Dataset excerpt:
------------------------
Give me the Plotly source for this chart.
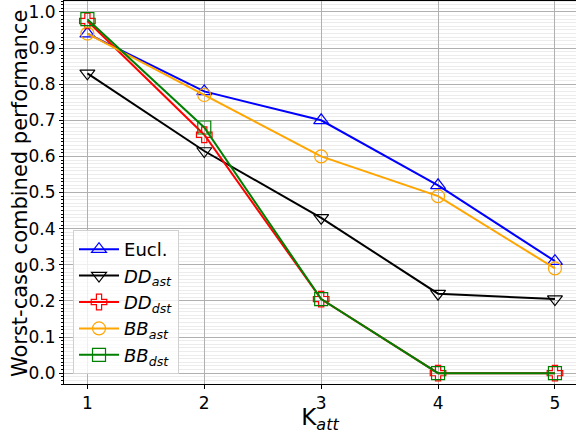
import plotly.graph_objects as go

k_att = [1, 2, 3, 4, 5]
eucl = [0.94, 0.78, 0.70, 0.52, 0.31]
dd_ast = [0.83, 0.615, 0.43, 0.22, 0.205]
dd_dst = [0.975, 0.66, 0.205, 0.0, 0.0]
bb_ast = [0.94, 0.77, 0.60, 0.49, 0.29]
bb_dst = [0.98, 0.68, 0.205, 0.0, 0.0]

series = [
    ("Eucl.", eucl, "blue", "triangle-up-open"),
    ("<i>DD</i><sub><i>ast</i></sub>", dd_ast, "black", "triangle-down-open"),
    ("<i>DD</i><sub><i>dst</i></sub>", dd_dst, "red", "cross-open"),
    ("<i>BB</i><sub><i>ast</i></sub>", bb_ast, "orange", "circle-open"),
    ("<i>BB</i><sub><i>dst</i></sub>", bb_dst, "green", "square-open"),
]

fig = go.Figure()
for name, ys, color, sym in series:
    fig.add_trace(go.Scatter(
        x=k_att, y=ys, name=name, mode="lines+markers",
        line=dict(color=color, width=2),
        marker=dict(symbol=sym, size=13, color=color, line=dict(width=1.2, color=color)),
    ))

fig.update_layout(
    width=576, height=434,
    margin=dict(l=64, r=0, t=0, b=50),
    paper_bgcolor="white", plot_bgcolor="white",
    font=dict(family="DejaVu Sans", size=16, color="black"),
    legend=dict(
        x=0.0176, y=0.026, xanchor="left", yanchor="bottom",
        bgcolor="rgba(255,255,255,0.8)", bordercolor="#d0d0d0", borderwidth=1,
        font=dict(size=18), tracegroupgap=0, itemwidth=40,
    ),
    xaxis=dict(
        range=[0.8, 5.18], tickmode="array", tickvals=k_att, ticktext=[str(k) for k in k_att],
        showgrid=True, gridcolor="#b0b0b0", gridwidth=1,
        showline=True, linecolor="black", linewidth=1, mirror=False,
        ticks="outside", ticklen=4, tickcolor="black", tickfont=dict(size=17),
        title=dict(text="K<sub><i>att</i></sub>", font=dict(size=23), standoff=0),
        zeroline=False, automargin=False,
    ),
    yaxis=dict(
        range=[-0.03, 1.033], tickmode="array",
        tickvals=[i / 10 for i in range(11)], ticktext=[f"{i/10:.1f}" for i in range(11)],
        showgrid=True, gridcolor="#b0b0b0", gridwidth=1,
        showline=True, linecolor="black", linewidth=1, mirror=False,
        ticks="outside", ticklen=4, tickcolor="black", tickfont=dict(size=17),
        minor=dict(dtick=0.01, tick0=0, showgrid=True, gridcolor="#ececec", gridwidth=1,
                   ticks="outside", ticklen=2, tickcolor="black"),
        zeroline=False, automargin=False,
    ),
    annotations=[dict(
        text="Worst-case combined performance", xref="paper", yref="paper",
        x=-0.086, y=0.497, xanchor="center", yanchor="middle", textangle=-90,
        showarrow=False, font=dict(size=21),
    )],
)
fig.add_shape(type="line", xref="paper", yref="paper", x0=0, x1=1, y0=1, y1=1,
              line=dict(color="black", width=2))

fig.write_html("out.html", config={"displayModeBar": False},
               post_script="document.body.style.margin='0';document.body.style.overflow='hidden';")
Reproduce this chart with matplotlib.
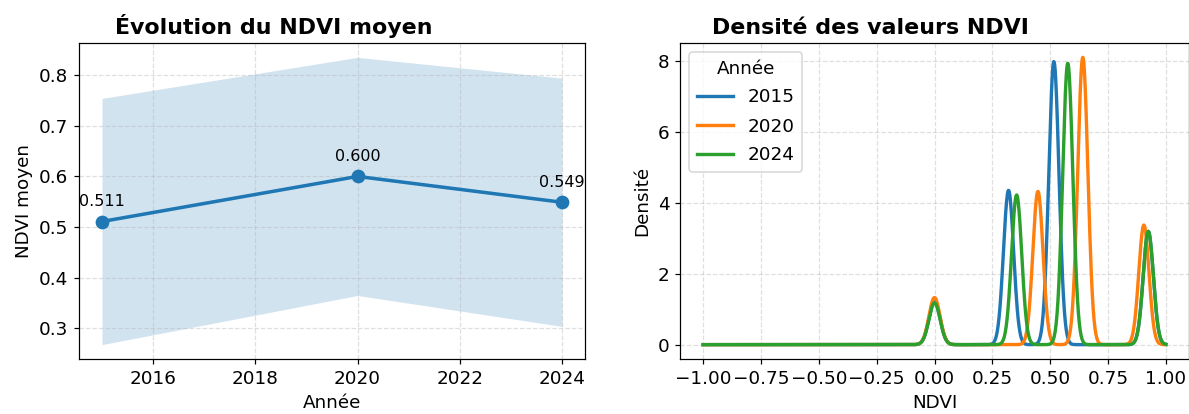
------------------------
## Your task
Extract the full listing exactly, with the pictures left out.

## Task response
Give me the Plotly source for this chart.
import plotly.graph_objects as go

k_att = [1, 2, 3, 4, 5]
eucl = [0.94, 0.78, 0.70, 0.52, 0.31]
dd_ast = [0.83, 0.615, 0.43, 0.22, 0.205]
dd_dst = [0.975, 0.66, 0.205, 0.0, 0.0]
bb_ast = [0.94, 0.77, 0.60, 0.49, 0.29]
bb_dst = [0.98, 0.68, 0.205, 0.0, 0.0]

series = [
    ("Eucl.", eucl, "blue", "triangle-up-open"),
    ("<i>DD</i><sub><i>ast</i></sub>", dd_ast, "black", "triangle-down-open"),
    ("<i>DD</i><sub><i>dst</i></sub>", dd_dst, "red", "cross-open"),
    ("<i>BB</i><sub><i>ast</i></sub>", bb_ast, "orange", "circle-open"),
    ("<i>BB</i><sub><i>dst</i></sub>", bb_dst, "green", "square-open"),
]

fig = go.Figure()
for name, ys, color, sym in series:
    fig.add_trace(go.Scatter(
        x=k_att, y=ys, name=name, mode="lines+markers",
        line=dict(color=color, width=2),
        marker=dict(symbol=sym, size=13, color=color, line=dict(width=1.2, color=color)),
    ))

fig.update_layout(
    width=576, height=434,
    margin=dict(l=64, r=0, t=0, b=50),
    paper_bgcolor="white", plot_bgcolor="white",
    font=dict(family="DejaVu Sans", size=16, color="black"),
    legend=dict(
        x=0.0176, y=0.026, xanchor="left", yanchor="bottom",
        bgcolor="rgba(255,255,255,0.8)", bordercolor="#d0d0d0", borderwidth=1,
        font=dict(size=18), tracegroupgap=0, itemwidth=40,
    ),
    xaxis=dict(
        range=[0.8, 5.18], tickmode="array", tickvals=k_att, ticktext=[str(k) for k in k_att],
        showgrid=True, gridcolor="#b0b0b0", gridwidth=1,
        showline=True, linecolor="black", linewidth=1, mirror=False,
        ticks="outside", ticklen=4, tickcolor="black", tickfont=dict(size=17),
        title=dict(text="K<sub><i>att</i></sub>", font=dict(size=23), standoff=0),
        zeroline=False, automargin=False,
    ),
    yaxis=dict(
        range=[-0.03, 1.033], tickmode="array",
        tickvals=[i / 10 for i in range(11)], ticktext=[f"{i/10:.1f}" for i in range(11)],
        showgrid=True, gridcolor="#b0b0b0", gridwidth=1,
        showline=True, linecolor="black", linewidth=1, mirror=False,
        ticks="outside", ticklen=4, tickcolor="black", tickfont=dict(size=17),
        minor=dict(dtick=0.01, tick0=0, showgrid=True, gridcolor="#ececec", gridwidth=1,
                   ticks="outside", ticklen=2, tickcolor="black"),
        zeroline=False, automargin=False,
    ),
    annotations=[dict(
        text="Worst-case combined performance", xref="paper", yref="paper",
        x=-0.086, y=0.497, xanchor="center", yanchor="middle", textangle=-90,
        showarrow=False, font=dict(size=21),
    )],
)
fig.add_shape(type="line", xref="paper", yref="paper", x0=0, x1=1, y0=1, y1=1,
              line=dict(color="black", width=2))

fig.write_html("out.html", config={"displayModeBar": False},
               post_script="document.body.style.margin='0';document.body.style.overflow='hidden';")
Reproduce this chart with matplotlib.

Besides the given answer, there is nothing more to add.